Like common complaints against George W. Bush, Grace is upended at every turn by her poor planning and the inability to predict basic human responses to her plans. She gives them too much credit and has too much faith that freedom alone brings people character. Not that Grace does not have her successes as well. At first, freedom for the slaves means the freedom to neglect responsibilities, and Grace must do some organized corralling. As events progress however, an Animal Farm-like absurdity emerges in their situation. Whether someone is allowed to laugh and the time on a clock are put to a vote. Her own rules turn into a capital punishment nightmare.

Manderlay is every bit as ambitious as Dogville, but it lacks Dogville’s effortless execution. Manderlay mirrors it stylistically with its wall-less sets, but what was original before now looks like a pale copy. The tone is turned up a notch. The wry narration by John Hurt, reprising his function from Dogville, is even more sarcastic this time out.
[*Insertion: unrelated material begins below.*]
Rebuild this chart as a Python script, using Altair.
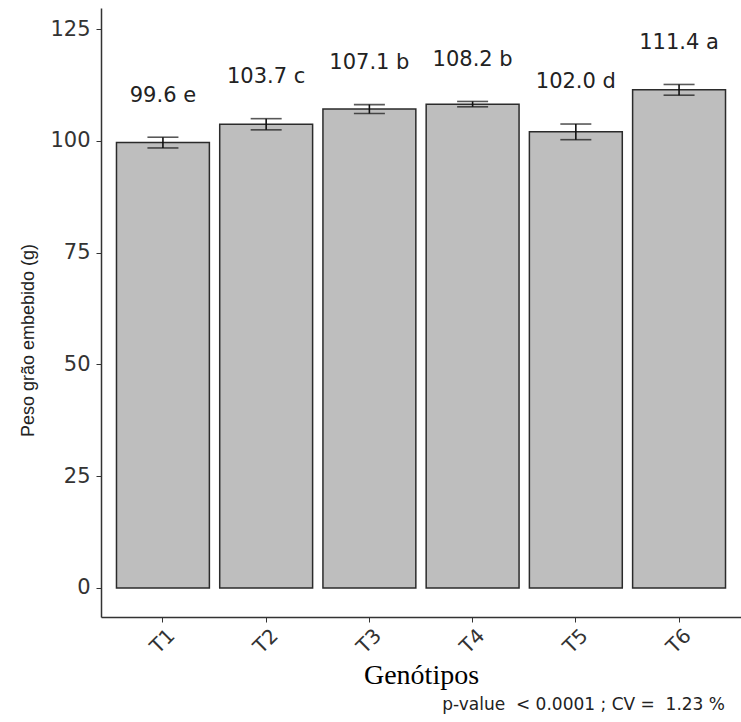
import altair as alt
import pandas as pd

genotypes = ["T1", "T2", "T3", "T4", "T5", "T6"]
means = [99.6, 103.7, 107.1, 108.2, 102.0, 111.4]
sds = [1.2, 1.25, 1.0, 0.6, 1.75, 1.2]
letters = ["e", "c", "b", "b", "d", "a"]
caption = "p-value\u00a0\u00a0< 0.0001 ; CV =\u00a0\u00a01.23 %"

df = pd.DataFrame({"g": genotypes, "mean": means, "sd": sds, "letter": letters})

W, H = 640, 609

xscale = alt.Scale(paddingInner=0.1, paddingOuter=0.15)
yscale = alt.Scale(domain=[-6.5, 129.7], nice=False, zero=False)

x_axis = alt.Axis(
    title="Genótipos", titleFont="Liberation Serif", titleFontSize=28, titleFontWeight="normal",
    titleColor="#000000", titleBaseline="alphabetic", titleY=66,
    labelAngle=315, labelAlign="center", labelBaseline="middle", labelPadding=19,
    labelFont="DejaVu Sans", labelFontSize=20, labelColor="#333333",
    tickSize=5, tickColor="#333333", tickWidth=1,
    domainColor="#333333", domainWidth=1.5, grid=False,
)
y_axis = alt.Axis(
    title="Peso grão embebido (g)", titleFont="Liberation Sans", titleFontSize=18, titleFontWeight="normal",
    titleColor="#222222", titleX=-68, titleY=332, titleBaseline="alphabetic", titleAngle=270,
    values=[0, 25, 50, 75, 100, 125],
    labelFont="DejaVu Sans", labelFontSize=21, labelColor="#333333", labelPadding=6,
    tickSize=5, tickColor="#333333", tickWidth=1,
    domainColor="#333333", domainWidth=1.5, grid=False,
)

base = alt.Chart(df).transform_calculate(
    lo="datum.mean - datum.sd",
    hi="datum.mean + datum.sd",
    ly="datum.mean + datum.sd + 9.3",
    lab="format(datum.mean, '.1f') + ' ' + datum.letter",
)

bars = base.mark_bar(fill="#BEBEBE", stroke="#2b2b2b", strokeWidth=1.5).encode(
    x=alt.X("g:N", scale=xscale, axis=x_axis, sort=genotypes),
    y=alt.Y("mean:Q", scale=yscale, axis=y_axis),
)

err = base.mark_rule(color="#111111", strokeWidth=1.6).encode(
    x=alt.X("g:N", sort=genotypes), y="lo:Q", y2="hi:Q"
)
cap_lo = base.mark_tick(color="#111111", thickness=1.6, size=31).encode(
    x=alt.X("g:N", sort=genotypes), y="lo:Q"
)
cap_hi = base.mark_tick(color="#111111", thickness=1.6, size=31).encode(
    x=alt.X("g:N", sort=genotypes), y="hi:Q"
)

labels = base.mark_text(font="DejaVu Sans", fontSize=21, color="#222222", baseline="middle").encode(
    x=alt.X("g:N", sort=genotypes), y="ly:Q", text="lab:N"
)

cap_text = alt.Chart(pd.DataFrame({"t": [caption]})).mark_text(
    font="DejaVu Sans", fontSize=17, color="#222222", align="right", baseline="middle"
).encode(x=alt.value(624), y=alt.value(697), text="t:N")

chart = alt.layer(bars, err, cap_lo, cap_hi, labels, cap_text).properties(
    width=W, height=H,
    autosize=alt.AutoSizeParams(type="none"),
    padding={"left": 101, "top": 8, "right": 0, "bottom": 105},
    background="white",
).configure_view(stroke=None)

chart.save("out.html", embed_options={"renderer": "svg", "actions": False})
Von Trier seems openly contemptuous of Grace and has turned her into a blatant caricature. Manderlay is more didactic. In Grace vs. Daddy, we have the New vs. the Old Testament and freedom vs. fascism, and at one point, this takes the form of a literal, dry sociological debate.

Whereas Dogville was a meticulous exploration of human ego, selfishness, and the willingness to exploit others, Manderlay’s characters feel more like puppets being pulled by Von Trier’s strings. This is not due to the actors themselves who struggle mightily to bring some sense of humanity to their roles. Some succeed (Suzette Llewellyn, Ginny Holder) and some don’t (Howard, Isaach De Bankole). As Grace, Howard is certainly willing to take risks and put herself in vulnerable situations, the mark of dedication in any true actor. On the other hand, she lacks the older Kidman’s more mature presence, which held a strength becoming to a kingpin’s daughter. Howard’s Grace is whinier and more childlike. (Kidman was 35 when she made Dogville, Howard is now 24.) It doesn’t help that Grace has become a self-righteous stereotype of liberal do-goodism. The only thing recognizably human in her now are her sexual urges.

For all of Von Trier’s facetiousness and bravado, there is no doubt about his filmic talent and his nerve. How meaningful his treatises are and how palatably he presents them are debatable. With Manderlay, he has imbued the material with enough dramatic power and relevance that despite its many flaws, it is still essential viewing.